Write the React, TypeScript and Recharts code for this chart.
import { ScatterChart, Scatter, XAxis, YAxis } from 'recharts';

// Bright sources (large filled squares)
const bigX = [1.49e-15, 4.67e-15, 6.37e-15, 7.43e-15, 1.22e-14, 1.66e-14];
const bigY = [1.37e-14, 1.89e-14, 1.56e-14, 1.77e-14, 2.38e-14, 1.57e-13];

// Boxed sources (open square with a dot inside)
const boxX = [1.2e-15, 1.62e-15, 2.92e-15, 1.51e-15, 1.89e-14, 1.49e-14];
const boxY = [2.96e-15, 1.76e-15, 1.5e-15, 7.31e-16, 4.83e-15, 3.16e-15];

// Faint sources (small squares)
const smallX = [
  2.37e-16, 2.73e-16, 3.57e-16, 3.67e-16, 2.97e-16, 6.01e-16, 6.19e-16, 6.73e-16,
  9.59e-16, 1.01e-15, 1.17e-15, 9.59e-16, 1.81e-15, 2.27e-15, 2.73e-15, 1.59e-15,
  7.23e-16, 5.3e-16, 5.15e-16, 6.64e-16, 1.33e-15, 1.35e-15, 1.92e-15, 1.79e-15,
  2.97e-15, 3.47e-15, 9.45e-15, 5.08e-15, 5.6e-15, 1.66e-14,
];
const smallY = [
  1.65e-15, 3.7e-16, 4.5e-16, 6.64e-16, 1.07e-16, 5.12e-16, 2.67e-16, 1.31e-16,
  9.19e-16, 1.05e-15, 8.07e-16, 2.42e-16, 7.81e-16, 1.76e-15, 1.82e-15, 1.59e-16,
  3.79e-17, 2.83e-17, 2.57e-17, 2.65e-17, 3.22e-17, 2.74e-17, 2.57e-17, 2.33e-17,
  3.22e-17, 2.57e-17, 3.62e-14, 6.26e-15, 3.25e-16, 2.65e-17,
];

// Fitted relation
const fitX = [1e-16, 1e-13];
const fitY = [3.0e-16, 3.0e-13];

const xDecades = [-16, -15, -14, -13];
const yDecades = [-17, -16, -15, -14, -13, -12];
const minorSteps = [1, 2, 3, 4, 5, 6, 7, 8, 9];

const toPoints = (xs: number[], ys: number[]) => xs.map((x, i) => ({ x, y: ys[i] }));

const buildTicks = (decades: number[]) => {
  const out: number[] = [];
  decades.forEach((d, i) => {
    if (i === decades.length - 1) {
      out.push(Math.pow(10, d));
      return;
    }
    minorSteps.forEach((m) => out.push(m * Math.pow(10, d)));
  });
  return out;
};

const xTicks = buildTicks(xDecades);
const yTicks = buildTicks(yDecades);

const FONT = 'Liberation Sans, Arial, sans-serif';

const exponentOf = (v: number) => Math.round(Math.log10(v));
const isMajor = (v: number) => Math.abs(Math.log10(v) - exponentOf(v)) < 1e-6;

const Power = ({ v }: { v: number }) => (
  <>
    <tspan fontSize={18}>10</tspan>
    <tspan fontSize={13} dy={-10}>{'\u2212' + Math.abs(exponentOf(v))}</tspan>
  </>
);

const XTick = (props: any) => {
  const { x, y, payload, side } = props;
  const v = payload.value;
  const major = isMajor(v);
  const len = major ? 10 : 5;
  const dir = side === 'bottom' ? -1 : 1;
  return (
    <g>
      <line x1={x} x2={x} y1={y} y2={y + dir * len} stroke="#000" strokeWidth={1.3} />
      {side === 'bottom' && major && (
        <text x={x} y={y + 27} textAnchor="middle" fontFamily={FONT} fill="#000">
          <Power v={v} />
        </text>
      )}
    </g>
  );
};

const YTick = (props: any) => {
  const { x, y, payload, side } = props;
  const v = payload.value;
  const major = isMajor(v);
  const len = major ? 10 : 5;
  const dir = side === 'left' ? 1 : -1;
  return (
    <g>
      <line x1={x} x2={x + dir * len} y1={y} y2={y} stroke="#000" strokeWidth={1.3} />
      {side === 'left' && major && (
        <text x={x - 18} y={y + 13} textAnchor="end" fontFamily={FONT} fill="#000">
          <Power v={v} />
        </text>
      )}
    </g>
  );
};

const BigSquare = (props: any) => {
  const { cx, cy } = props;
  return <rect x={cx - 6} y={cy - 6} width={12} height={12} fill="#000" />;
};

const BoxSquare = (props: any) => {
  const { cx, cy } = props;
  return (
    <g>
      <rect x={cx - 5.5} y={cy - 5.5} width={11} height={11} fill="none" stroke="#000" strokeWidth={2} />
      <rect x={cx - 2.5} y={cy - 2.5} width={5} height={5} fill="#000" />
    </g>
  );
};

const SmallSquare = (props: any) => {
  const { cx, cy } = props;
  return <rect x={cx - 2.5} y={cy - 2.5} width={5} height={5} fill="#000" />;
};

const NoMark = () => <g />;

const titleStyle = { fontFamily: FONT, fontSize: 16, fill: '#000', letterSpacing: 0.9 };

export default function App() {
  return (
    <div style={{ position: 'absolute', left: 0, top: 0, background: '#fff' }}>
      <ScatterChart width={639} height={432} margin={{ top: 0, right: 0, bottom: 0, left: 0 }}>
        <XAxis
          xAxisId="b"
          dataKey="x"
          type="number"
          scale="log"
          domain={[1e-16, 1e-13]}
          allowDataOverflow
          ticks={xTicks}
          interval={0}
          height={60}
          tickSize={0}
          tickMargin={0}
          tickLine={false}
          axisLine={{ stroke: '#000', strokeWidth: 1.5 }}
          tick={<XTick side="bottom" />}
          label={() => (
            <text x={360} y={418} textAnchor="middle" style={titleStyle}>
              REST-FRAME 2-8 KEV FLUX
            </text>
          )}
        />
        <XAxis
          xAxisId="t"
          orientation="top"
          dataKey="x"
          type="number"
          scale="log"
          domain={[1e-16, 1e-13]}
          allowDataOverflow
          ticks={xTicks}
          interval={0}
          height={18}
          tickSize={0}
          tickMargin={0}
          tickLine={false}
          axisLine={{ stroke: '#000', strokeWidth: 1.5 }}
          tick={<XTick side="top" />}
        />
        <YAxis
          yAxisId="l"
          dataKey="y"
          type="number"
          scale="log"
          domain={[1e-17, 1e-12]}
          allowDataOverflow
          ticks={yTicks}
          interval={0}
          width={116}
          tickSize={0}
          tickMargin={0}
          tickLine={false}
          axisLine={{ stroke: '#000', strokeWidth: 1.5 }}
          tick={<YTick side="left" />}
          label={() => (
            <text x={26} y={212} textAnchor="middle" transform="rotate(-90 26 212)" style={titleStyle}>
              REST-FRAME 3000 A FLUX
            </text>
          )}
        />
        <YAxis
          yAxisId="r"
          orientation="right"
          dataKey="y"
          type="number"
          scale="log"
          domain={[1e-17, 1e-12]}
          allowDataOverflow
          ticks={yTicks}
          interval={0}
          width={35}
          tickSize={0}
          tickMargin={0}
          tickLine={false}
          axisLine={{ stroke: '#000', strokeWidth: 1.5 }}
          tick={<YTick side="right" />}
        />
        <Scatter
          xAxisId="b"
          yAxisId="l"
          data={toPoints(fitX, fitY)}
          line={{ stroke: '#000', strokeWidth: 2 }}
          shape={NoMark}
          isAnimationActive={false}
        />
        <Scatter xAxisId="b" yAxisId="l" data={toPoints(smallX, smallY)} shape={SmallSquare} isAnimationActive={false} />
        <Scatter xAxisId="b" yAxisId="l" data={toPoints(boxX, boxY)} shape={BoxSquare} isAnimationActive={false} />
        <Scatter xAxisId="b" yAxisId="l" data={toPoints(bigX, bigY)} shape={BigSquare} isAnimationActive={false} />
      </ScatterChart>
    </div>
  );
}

• DIRECTIONS FOR THIS TASK:
Please write out exactly the lines from the start of the data through the line that contains "7.31e-16, 4.83e-15, 3.16e-15];", both ends included, and nothing else.

• TASK ANSWER:
Write the React, TypeScript and Recharts code for this chart.
import { ScatterChart, Scatter, XAxis, YAxis } from 'recharts';

// Bright sources (large filled squares)
const bigX = [1.49e-15, 4.67e-15, 6.37e-15, 7.43e-15, 1.22e-14, 1.66e-14];
const bigY = [1.37e-14, 1.89e-14, 1.56e-14, 1.77e-14, 2.38e-14, 1.57e-13];

// Boxed sources (open square with a dot inside)
const boxX = [1.2e-15, 1.62e-15, 2.92e-15, 1.51e-15, 1.89e-14, 1.49e-14];
const boxY = [2.96e-15, 1.76e-15, 1.5e-15, 7.31e-16, 4.83e-15, 3.16e-15];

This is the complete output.